[EXERCISE INSTRUCTIONS] Extract the text of every entry below exactly; leave images out.
+===+
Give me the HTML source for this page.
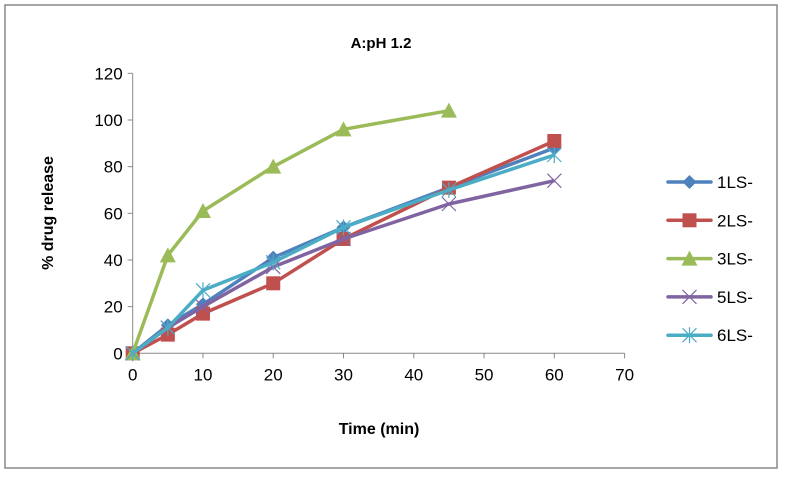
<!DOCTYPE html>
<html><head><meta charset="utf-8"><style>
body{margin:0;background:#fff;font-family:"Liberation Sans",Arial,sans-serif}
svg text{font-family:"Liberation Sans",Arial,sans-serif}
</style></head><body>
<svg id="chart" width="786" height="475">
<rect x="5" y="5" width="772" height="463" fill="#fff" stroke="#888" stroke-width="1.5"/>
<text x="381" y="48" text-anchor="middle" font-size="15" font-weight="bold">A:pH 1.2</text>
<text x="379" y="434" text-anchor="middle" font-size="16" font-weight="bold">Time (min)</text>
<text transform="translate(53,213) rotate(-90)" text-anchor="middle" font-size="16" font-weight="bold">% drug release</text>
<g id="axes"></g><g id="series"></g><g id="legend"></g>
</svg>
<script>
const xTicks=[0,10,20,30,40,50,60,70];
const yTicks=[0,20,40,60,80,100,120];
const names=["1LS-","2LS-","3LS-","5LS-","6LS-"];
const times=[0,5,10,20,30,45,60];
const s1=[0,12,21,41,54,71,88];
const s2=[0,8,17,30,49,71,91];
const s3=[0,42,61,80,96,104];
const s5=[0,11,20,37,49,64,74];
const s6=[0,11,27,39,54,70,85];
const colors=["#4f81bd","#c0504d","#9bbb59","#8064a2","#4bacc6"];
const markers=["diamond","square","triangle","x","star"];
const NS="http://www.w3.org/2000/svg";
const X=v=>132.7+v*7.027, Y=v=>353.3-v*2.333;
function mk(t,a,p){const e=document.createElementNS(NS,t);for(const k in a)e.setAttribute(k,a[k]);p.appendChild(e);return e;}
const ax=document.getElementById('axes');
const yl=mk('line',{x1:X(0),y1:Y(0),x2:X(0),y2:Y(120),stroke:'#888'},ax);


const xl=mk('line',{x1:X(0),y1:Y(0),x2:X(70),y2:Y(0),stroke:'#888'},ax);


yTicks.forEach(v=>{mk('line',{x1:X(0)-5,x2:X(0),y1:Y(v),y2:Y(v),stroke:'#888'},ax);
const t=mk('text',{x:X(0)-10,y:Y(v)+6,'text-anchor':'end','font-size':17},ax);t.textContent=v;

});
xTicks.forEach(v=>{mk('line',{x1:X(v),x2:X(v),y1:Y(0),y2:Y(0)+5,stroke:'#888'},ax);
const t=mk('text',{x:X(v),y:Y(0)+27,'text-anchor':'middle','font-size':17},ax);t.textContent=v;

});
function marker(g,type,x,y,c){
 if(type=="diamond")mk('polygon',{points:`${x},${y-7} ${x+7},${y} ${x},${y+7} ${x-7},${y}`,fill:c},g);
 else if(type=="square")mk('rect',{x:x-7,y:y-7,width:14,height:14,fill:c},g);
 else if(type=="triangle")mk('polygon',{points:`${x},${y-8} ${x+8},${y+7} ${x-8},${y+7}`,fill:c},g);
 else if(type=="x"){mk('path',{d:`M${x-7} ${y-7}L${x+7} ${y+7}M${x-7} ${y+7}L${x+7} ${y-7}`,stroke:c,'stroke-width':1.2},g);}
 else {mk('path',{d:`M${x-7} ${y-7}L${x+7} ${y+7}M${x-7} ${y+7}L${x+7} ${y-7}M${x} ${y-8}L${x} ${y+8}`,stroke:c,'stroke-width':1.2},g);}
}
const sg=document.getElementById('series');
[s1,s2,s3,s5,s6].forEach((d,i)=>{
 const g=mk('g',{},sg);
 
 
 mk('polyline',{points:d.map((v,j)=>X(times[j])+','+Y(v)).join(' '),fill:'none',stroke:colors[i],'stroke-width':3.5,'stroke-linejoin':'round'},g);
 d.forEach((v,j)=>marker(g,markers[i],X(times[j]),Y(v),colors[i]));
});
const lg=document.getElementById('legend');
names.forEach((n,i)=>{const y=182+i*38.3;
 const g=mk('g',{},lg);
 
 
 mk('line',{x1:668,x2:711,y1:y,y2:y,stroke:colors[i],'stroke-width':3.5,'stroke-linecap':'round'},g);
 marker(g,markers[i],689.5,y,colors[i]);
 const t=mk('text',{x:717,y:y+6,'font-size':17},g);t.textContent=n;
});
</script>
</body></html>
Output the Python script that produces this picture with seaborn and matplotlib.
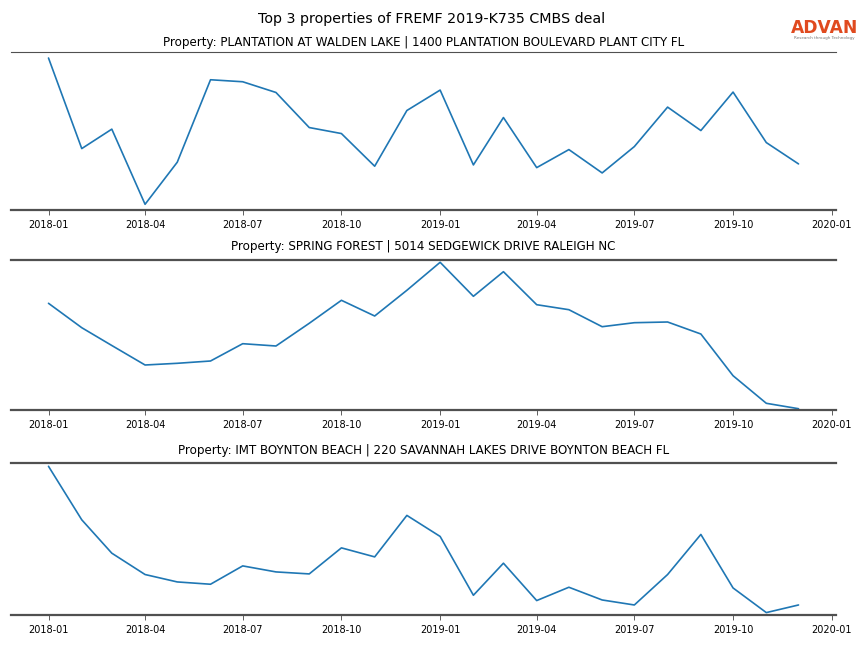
+===+
[OUTPUT FOR THIS TASK]
Give me the HTML source for this page.
<!DOCTYPE html>
<html><head><meta charset="utf-8"><style>
body{margin:0;background:#fff;font-family:"Liberation Sans",Arial,sans-serif}
svg text{font-family:"Liberation Sans",Arial,sans-serif}
</style></head><body>
<svg id="chart" width="786" height="475">
<rect x="5" y="5" width="772" height="463" fill="#fff" stroke="#888" stroke-width="1.5"/>
<text x="381" y="48" text-anchor="middle" font-size="15" font-weight="bold">A:pH 1.2</text>
<text x="379" y="434" text-anchor="middle" font-size="16" font-weight="bold">Time (min)</text>
<text transform="translate(53,213) rotate(-90)" text-anchor="middle" font-size="16" font-weight="bold">% drug release</text>
<g id="axes"></g><g id="series"></g><g id="legend"></g>
</svg>
<script>
const xTicks=[0,10,20,30,40,50,60,70];
const yTicks=[0,20,40,60,80,100,120];
const names=["1LS-","2LS-","3LS-","5LS-","6LS-"];
const times=[0,5,10,20,30,45,60];
const s1=[0,12,21,41,54,71,88];
const s2=[0,8,17,30,49,71,91];
const s3=[0,42,61,80,96,104];
const s5=[0,11,20,37,49,64,74];
const s6=[0,11,27,39,54,70,85];
const colors=["#4f81bd","#c0504d","#9bbb59","#8064a2","#4bacc6"];
const markers=["diamond","square","triangle","x","star"];
const NS="http://www.w3.org/2000/svg";
const X=v=>132.7+v*7.027, Y=v=>353.3-v*2.333;
function mk(t,a,p){const e=document.createElementNS(NS,t);for(const k in a)e.setAttribute(k,a[k]);p.appendChild(e);return e;}
const ax=document.getElementById('axes');
const yl=mk('line',{x1:X(0),y1:Y(0),x2:X(0),y2:Y(120),stroke:'#888'},ax);


const xl=mk('line',{x1:X(0),y1:Y(0),x2:X(70),y2:Y(0),stroke:'#888'},ax);


yTicks.forEach(v=>{mk('line',{x1:X(0)-5,x2:X(0),y1:Y(v),y2:Y(v),stroke:'#888'},ax);
const t=mk('text',{x:X(0)-10,y:Y(v)+6,'text-anchor':'end','font-size':17},ax);t.textContent=v;

});
xTicks.forEach(v=>{mk('line',{x1:X(v),x2:X(v),y1:Y(0),y2:Y(0)+5,stroke:'#888'},ax);
const t=mk('text',{x:X(v),y:Y(0)+27,'text-anchor':'middle','font-size':17},ax);t.textContent=v;

});
function marker(g,type,x,y,c){
 if(type=="diamond")mk('polygon',{points:`${x},${y-7} ${x+7},${y} ${x},${y+7} ${x-7},${y}`,fill:c},g);
 else if(type=="square")mk('rect',{x:x-7,y:y-7,width:14,height:14,fill:c},g);
 else if(type=="triangle")mk('polygon',{points:`${x},${y-8} ${x+8},${y+7} ${x-8},${y+7}`,fill:c},g);
 else if(type=="x"){mk('path',{d:`M${x-7} ${y-7}L${x+7} ${y+7}M${x-7} ${y+7}L${x+7} ${y-7}`,stroke:c,'stroke-width':1.2},g);}
 else {mk('path',{d:`M${x-7} ${y-7}L${x+7} ${y+7}M${x-7} ${y+7}L${x+7} ${y-7}M${x} ${y-8}L${x} ${y+8}`,stroke:c,'stroke-width':1.2},g);}
}
const sg=document.getElementById('series');
[s1,s2,s3,s5,s6].forEach((d,i)=>{
 const g=mk('g',{},sg);
 
 
 mk('polyline',{points:d.map((v,j)=>X(times[j])+','+Y(v)).join(' '),fill:'none',stroke:colors[i],'stroke-width':3.5,'stroke-linejoin':'round'},g);
 d.forEach((v,j)=>marker(g,markers[i],X(times[j]),Y(v),colors[i]));
});
const lg=document.getElementById('legend');
names.forEach((n,i)=>{const y=182+i*38.3;
 const g=mk('g',{},lg);
 
 
 mk('line',{x1:668,x2:711,y1:y,y2:y,stroke:colors[i],'stroke-width':3.5,'stroke-linecap':'round'},g);
 marker(g,markers[i],689.5,y,colors[i]);
 const t=mk('text',{x:717,y:y+6,'font-size':17},g);t.textContent=n;
});
</script>
</body></html>
Output the Python script that produces this picture with seaborn and matplotlib.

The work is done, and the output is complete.